(Figure scripts)
::::::::

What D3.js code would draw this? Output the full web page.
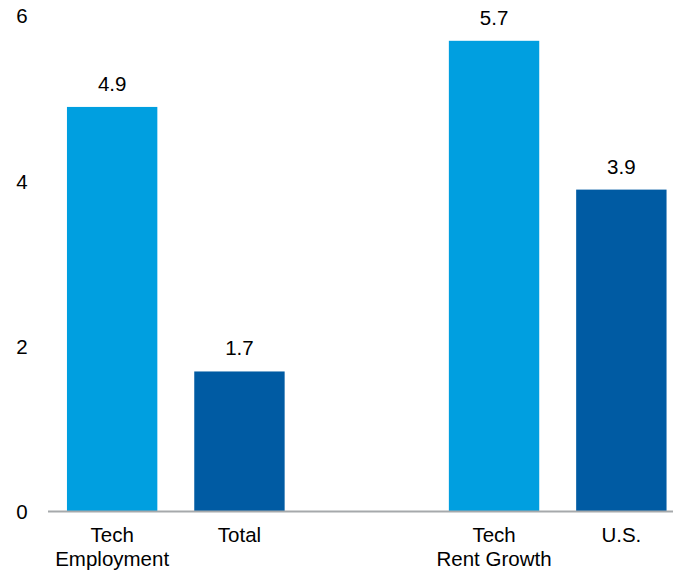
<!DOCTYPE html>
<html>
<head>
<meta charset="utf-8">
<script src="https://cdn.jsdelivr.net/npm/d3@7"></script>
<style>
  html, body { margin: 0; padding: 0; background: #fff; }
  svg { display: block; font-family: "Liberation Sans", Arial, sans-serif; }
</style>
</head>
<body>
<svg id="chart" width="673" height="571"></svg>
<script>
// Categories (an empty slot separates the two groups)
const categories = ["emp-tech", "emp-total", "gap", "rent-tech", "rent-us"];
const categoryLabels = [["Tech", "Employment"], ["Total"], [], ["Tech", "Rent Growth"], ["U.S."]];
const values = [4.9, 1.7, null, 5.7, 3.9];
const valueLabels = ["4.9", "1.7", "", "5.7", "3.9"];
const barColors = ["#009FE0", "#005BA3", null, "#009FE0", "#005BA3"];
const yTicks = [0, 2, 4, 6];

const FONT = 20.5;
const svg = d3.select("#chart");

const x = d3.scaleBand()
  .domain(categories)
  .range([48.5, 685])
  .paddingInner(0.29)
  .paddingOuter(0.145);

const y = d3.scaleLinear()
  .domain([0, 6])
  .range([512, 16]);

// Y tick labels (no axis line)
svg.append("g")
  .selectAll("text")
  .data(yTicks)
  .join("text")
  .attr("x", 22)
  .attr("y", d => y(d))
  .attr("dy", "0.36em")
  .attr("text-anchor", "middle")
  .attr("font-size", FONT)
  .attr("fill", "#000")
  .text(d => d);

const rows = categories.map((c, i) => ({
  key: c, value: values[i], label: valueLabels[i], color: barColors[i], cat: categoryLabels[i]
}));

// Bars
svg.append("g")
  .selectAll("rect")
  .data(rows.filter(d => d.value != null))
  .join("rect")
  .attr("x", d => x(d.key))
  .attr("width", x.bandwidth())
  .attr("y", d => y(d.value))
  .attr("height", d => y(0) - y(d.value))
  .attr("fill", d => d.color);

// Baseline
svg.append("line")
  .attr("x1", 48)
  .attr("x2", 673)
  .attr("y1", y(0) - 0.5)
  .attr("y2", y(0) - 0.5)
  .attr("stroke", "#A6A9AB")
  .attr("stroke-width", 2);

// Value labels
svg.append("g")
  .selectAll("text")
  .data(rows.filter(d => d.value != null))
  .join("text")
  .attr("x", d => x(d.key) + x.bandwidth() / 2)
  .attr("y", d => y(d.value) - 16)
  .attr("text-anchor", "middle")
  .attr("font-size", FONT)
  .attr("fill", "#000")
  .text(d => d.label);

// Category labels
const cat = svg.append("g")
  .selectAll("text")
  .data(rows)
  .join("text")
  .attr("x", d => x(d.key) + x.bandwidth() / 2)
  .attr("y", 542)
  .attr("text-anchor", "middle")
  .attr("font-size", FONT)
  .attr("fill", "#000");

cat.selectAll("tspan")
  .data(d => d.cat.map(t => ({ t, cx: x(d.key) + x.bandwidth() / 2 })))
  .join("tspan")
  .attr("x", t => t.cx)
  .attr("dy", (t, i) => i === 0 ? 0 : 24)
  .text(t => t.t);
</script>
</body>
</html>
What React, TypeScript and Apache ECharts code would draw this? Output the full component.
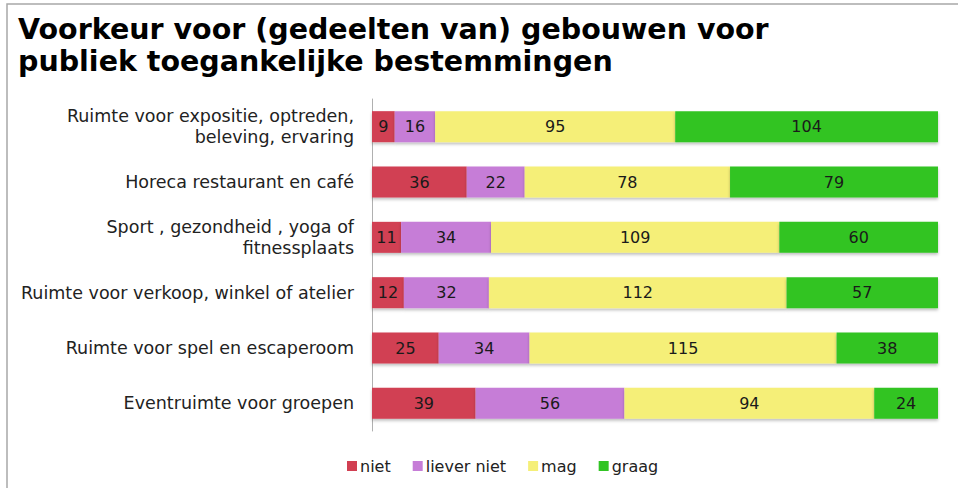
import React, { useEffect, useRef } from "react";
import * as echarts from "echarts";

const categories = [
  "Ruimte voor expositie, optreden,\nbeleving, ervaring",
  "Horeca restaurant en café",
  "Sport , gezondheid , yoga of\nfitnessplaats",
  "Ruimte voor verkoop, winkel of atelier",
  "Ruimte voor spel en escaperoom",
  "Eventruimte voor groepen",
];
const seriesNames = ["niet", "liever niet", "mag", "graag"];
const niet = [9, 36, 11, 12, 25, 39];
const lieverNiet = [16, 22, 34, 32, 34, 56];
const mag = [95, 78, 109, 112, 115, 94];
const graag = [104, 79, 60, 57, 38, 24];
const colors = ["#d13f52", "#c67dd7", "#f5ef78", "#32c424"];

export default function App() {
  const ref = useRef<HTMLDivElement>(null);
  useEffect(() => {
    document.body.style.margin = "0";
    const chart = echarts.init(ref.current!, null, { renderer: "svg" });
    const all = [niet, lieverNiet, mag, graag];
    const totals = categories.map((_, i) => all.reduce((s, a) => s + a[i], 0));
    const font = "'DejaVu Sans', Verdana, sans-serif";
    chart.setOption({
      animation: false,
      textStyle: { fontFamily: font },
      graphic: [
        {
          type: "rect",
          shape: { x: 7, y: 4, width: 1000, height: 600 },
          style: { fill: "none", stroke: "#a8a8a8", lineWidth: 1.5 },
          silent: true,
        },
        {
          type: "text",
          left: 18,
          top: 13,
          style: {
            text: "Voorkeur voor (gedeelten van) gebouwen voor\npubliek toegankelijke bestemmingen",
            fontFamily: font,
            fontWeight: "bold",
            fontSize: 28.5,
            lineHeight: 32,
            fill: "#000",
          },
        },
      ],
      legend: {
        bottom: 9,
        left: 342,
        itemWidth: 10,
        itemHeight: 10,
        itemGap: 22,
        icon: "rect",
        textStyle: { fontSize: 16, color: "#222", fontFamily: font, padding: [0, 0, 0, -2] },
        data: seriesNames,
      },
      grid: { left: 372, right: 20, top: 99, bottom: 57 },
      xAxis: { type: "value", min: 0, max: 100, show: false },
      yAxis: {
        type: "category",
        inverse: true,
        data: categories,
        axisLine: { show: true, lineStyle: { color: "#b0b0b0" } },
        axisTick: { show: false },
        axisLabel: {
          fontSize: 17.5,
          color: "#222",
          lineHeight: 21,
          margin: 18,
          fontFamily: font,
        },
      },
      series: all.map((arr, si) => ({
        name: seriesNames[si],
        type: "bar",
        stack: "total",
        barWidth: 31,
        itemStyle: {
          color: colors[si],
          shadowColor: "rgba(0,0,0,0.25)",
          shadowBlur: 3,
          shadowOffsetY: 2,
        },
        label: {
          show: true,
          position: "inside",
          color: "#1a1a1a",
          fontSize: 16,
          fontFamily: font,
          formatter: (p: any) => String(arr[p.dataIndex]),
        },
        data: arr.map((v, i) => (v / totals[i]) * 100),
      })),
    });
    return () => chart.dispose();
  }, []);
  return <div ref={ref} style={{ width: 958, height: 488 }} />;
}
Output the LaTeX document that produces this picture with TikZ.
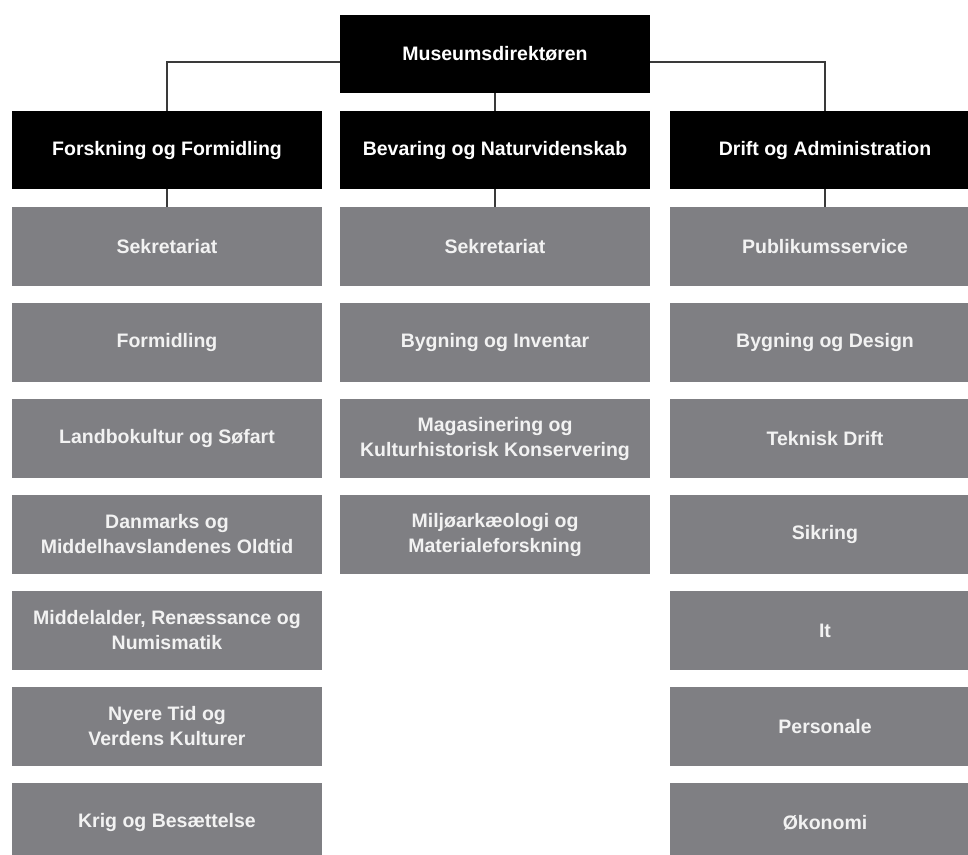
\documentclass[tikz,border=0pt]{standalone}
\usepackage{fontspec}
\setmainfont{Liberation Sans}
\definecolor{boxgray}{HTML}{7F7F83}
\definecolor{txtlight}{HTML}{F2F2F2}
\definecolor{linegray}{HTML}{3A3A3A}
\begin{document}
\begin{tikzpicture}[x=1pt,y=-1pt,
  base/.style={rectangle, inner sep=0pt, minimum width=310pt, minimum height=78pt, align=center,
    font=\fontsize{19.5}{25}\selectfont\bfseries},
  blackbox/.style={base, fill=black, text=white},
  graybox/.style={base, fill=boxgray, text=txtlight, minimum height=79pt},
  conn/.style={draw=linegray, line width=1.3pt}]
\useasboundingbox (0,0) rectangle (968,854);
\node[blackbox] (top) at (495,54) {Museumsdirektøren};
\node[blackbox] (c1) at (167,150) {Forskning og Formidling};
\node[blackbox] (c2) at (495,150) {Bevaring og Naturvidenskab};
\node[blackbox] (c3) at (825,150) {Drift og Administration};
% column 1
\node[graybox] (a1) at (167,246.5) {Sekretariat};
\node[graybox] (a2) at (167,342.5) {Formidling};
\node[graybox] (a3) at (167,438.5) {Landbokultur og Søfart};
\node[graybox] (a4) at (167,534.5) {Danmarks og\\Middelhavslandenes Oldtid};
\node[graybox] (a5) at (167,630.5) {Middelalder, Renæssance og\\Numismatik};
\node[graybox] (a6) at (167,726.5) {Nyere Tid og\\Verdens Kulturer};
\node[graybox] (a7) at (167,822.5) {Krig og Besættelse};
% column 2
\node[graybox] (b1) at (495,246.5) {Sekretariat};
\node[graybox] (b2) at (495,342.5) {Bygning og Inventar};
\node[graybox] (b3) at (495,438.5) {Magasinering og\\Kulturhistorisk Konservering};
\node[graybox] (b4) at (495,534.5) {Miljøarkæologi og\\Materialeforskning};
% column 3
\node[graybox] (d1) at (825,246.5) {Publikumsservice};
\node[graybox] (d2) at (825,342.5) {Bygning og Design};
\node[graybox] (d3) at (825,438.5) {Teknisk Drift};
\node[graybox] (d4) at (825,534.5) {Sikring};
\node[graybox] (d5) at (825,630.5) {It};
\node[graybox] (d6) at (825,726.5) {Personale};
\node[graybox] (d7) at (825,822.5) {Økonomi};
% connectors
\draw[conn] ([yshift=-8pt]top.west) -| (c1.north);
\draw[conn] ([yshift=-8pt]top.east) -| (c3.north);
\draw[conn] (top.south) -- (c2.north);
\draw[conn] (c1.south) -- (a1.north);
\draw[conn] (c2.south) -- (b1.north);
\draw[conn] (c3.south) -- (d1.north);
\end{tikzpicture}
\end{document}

::::::::

• _DIRECTION_
Locate the lines above that hold the word "full". Show every one of them.

• _REPLY TO THE EXERCISE_
What D3.js code would draw this? Output the full web page.
What React, TypeScript and Apache ECharts code would draw this? Output the full component.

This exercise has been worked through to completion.